L’un des correspondants de l’AFP a vu mercredi matin une trentaine de corps gisant par terre, certains de membres des forces gouvernementales et d’autres de combattants en civil, sans pouvoir identifier leur appartenance. Un autre a vu des forces gouvernementales tirer des obus depuis l’une de leurs positions.
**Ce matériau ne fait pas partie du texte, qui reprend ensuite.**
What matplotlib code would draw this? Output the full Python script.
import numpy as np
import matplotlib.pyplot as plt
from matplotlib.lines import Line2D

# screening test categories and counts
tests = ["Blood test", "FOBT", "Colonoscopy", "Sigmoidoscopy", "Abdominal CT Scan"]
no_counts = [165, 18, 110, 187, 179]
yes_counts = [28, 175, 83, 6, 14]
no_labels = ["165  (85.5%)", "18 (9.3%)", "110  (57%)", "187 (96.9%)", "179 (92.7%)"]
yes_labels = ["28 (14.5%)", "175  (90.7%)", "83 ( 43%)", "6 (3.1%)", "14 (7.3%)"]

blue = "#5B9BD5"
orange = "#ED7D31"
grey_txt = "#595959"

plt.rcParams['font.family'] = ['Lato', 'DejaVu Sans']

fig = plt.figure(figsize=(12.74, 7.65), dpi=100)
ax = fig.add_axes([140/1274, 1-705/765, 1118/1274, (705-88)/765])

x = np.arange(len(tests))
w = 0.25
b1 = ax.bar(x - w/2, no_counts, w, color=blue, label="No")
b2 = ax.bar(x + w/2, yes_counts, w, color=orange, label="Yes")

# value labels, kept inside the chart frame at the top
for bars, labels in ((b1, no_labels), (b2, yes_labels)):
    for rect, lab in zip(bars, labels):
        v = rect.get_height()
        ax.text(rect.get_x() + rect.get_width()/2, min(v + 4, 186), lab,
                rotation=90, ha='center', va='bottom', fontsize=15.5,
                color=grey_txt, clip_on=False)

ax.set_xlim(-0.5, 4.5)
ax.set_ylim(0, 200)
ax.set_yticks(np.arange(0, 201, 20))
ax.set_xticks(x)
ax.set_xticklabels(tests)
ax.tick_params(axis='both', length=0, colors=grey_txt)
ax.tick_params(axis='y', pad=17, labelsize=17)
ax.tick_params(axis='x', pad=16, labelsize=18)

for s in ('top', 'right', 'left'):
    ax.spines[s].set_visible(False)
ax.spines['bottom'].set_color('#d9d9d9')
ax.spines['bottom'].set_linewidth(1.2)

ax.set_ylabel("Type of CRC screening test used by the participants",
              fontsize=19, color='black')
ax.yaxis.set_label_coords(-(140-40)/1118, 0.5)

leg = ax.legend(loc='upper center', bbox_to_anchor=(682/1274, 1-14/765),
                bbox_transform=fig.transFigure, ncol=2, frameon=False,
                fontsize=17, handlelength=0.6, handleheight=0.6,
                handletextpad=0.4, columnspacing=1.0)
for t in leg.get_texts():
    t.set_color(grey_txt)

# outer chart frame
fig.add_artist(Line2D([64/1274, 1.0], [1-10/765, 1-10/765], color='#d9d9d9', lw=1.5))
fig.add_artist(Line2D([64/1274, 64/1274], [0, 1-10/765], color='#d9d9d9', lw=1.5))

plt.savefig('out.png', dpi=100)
Le site local Suwayda24 a rapporté «un violent bombardement à l’artillerie et au mortier» sur la ville et ses environs depuis l’aube.
Le Ministère syrien de la défense a affirmé que «des groupes hors-la-loi ont recommencé à attaquer les forces de l’armée et de la sécurité intérieure dans la ville», après la proclamation du cessez-le-feu. «L’armée continue de répondre aux sources de tirs dans la ville», a ajouté le Ministère, cité par l’agence officielle Sana, appelant les habitants à rester chez eux.
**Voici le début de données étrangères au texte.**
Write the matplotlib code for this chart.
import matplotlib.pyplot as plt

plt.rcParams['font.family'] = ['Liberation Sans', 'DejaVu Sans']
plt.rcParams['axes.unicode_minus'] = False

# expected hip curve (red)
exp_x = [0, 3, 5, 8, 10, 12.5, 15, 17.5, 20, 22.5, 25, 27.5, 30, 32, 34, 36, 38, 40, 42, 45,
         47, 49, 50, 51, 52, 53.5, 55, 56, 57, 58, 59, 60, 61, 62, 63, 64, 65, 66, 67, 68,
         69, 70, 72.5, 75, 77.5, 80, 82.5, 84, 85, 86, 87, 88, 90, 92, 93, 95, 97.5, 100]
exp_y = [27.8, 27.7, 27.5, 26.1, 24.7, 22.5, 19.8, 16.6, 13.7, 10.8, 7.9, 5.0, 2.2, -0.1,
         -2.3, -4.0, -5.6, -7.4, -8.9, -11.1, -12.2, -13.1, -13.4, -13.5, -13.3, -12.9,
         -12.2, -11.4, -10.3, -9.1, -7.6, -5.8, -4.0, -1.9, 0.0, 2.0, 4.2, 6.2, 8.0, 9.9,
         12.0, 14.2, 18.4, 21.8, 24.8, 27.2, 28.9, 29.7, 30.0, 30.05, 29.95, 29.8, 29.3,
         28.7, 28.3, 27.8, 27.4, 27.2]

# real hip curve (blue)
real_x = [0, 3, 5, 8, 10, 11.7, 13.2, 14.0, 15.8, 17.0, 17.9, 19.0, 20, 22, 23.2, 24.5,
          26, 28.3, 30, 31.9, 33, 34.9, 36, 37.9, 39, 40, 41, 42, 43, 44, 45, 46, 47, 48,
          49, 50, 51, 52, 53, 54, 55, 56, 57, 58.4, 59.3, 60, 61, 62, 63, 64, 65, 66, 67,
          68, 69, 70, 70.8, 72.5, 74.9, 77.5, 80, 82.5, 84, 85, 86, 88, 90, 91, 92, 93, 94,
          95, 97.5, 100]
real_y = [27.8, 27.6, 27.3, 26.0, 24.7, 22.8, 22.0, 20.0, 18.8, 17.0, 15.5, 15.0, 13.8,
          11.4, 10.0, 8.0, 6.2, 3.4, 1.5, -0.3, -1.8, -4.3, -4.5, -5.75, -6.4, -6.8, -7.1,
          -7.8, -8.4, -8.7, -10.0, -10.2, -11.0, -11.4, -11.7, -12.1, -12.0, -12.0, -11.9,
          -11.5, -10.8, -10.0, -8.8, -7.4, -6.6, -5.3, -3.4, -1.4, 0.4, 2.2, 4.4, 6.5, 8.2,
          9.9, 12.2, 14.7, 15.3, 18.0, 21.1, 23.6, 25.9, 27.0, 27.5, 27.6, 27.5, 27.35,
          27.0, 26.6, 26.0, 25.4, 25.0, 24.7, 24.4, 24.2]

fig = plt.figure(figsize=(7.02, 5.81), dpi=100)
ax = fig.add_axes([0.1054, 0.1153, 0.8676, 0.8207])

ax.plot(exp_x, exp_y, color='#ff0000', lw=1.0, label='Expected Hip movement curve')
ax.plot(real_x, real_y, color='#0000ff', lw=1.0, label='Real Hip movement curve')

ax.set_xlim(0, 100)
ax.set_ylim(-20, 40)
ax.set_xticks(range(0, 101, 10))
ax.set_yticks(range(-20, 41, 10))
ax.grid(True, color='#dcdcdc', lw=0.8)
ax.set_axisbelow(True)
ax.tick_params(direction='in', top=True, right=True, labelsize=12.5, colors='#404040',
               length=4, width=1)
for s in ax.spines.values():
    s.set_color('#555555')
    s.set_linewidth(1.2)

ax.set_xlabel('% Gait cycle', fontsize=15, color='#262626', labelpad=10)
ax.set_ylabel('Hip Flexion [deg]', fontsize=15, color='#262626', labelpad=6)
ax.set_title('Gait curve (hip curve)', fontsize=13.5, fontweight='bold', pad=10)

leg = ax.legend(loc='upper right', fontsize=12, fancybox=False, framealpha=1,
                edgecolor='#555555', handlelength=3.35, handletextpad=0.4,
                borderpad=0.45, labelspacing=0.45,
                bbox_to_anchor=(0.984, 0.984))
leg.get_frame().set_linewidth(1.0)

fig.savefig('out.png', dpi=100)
Mercredi, l’un des plus influents chefs religieux druzes, cheikh Hikmat al-Hejri, a lancé un appel au président américain, Donald Trump, au premier ministre israélien, Benyamin Netanyahou, «et à tous ceux qui ont une influence dans le monde». «Sauvez Soueïda», a-t-il dit, ajoutant: «Notre peuple est exterminé et tué de sang-froid.» Les principaux chefs religieux druzes ont des positions divergentes, et cheikh al-Hejri s’était démarqué mardi en appelant les combattants de cette minorité à ne pas déposer les armes.
La province de Soueïda abrite la plus importante communauté druze du pays, une minorité ésotérique issue de l’islam qui comptait quelque 700’000 membres en Syrie avant la guerre civile, et est aussi implantée au Liban et en Israël.
Ces violences illustrent les défis auxquels fait face le pouvoir intérimaire d’Ahmed al-Chareh depuis qu’il a renversé, avec une coalition de groupes rebelles sunnites, le président Bachar el-Assad en décembre, dans un pays meurtri par près de quatorze ans de guerre civile.